Des plans visant à recourir à des hôpitaux privés pour fournir des voies « vertes », ciblant particulièrement des services d’oncologie et de traumatologie pour des patients dont les tests de dépistage de COVID étaient négatifs ont été instaurés avec succès, quoique ces endroits n’aient pas la capacité d’absorber toute la charge de travail du NHS. Malgré la désignation d’un hôpital « vert » dans le centre de Londres pour les interventions vasculaires, les délais d’attente ont considérablement augmenté. Nous avons récemment vu un patient de REVA ayant un anévrisme de l’aorte abdominal en rapide progression qui a dû attendre trois mois. Nous conseillons désormais ces patients au sujet des dangers de reporter le traitement, en les opposant au danger de contracter la COVID dans notre hôpital s’ils sont traités et, si les patients donnent leur accord, toutes les mesures sont prises pour leur fournir la voie la plus « verte » possible, en passant le moins de temps possible à l’hôpital.
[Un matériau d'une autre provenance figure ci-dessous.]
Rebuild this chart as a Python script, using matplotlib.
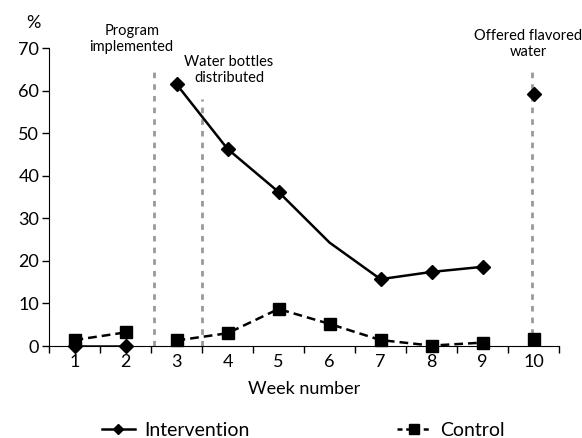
import numpy as np
import matplotlib
matplotlib.use('Agg')
import matplotlib.pyplot as plt

plt.rcParams['font.family'] = ['Lato', 'DejaVu Sans']

# Data
weeks = [1, 2, 3, 4, 5, 6, 7, 8, 9, 10]
intervention = [0, 0, 61.5, 46.3, 36.2, 24.3, 15.7, 17.4, 18.6, 59.1]
control = [1.4, 3.2, 1.3, 3.0, 8.7, 5.2, 1.4, 0.1, 0.8, 1.7]

events = ['Program\nimplemented', 'Water bottles\ndistributed', 'Offered flavored\nwater']
event_x = [2.56, 3.5, 9.97]
event_top = [64.6, 58.0, 64.6]

fig = plt.figure(figsize=(5.82, 4.38), dpi=100)
ax = fig.add_axes([0.0842, 0.21, 0.8763, 0.6804])

# vertical event lines
for x, top in zip(event_x, event_top):
    ax.plot([x, x], [0, top], color='#999999', lw=2, ls=(0, (2, 2.2)), zorder=1)

ax.text(2.12, 72.2, events[0], ha='center', va='center', fontsize=10.5, clip_on=False)
ax.text(4.03, 64.8, events[1], ha='center', va='center', fontsize=10.5)
ax.text(9.9, 71.0, events[2], ha='center', va='center', fontsize=10.5, clip_on=False)

# line segments: gaps between weeks 2-3 and 9-10
segments = [(0, 2), (2, 9), (9, 10)]
for a, b in segments:
    ax.plot(weeks[a:b], intervention[a:b], color='black', lw=1.8, zorder=3)
    ax.plot(weeks[a:b], control[a:b], color='black', lw=1.8, ls=(0, (3.5, 2)), zorder=3)

# markers (intervention has none at week 6)
int_mark = [i for i in range(10) if i != 5]
ax.plot([weeks[i] for i in int_mark], [intervention[i] for i in int_mark], ls='none',
        marker='D', ms=7, color='black', zorder=4, clip_on=False)
ax.plot(weeks, control, ls='none', marker='s', ms=8, color='black', zorder=4, clip_on=False)

ax.set_xlim(0.5, 10.5)
ax.set_ylim(0, 70)
ax.set_yticks(range(0, 71, 10))
ax.set_xticks(weeks)
ax.set_xticks(np.arange(0.5, 10.6, 1), minor=True)
ax.set_xticklabels([str(w) for w in weeks])
ax.tick_params(axis='x', which='major', length=0, labelsize=13, pad=6)
ax.tick_params(axis='x', which='minor', length=5, width=1)
ax.tick_params(axis='y', length=5, width=1, labelsize=13, pad=2)
for s in ['top', 'right']:
    ax.spines[s].set_visible(False)

ax.set_xlabel('Week number', fontsize=13, labelpad=8)
fig.text(0.057, 0.947, '%', ha='center', va='center', fontsize=13)

h1, = ax.plot([], [], color='black', lw=1.8, marker='D', ms=5.5)
h2, = ax.plot([], [], color='black', lw=1.8, ls=(0, (2, 1.5)), marker='s', ms=6.5)
fig.legend([h1, h2], ['Intervention', 'Control'], loc='center', ncol=2,
           bbox_to_anchor=(0.521, 0.018), frameon=False, fontsize=14,
           handlelength=1.7, handletextpad=0.5, columnspacing=7.6)

fig.savefig('out.png', dpi=100)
Des changements structurels d’envergure sont apportés aux hôpitaux, qui sont divisés en zones selon un code couleur – vert, jaune et bleu, pour servir les cas confirmés négatifs, n’ayant pas été testés et confirmés positifs, respectivement – en restreignant les déplacements des patients et du personnel entre les différentes zones. Par exemple, les déplacements d’une zone verte vers une zone jaune vers une zone bleue seraient permis, mais pas dans la direction opposée. Les consultations externes sont effectuées au téléphone. La capacité des départements de soins intensifs a quintuplé. Une équipe de psychologues a été affectée au soutien psychologique de notre personnel, en personne et au téléphone. Le défi actuel que doit relever notre département consiste à gérer les services de radiologie d’intervention dans les différentes zones de l’hôpital, ce qui peut nécessiter une division indésirable des membres du personnel de notre département qui sont désignés pour travailler dans les différentes zones.

Cette pandémie de COVID nous a enseigné comment une organisation peut se montrer à la hauteur et faire preuve d’innovation, de collaboration, de dévouement, de capacité décisionnelle, de reconfiguration de services et de restructuration des effectifs. Dans l’espoir de la découverte d’un traitement ou d’un vaccin efficace, nous nous préparons à vivre avec l’impact de la pandémie de COVID-19 au cours de l’avenir prévisible.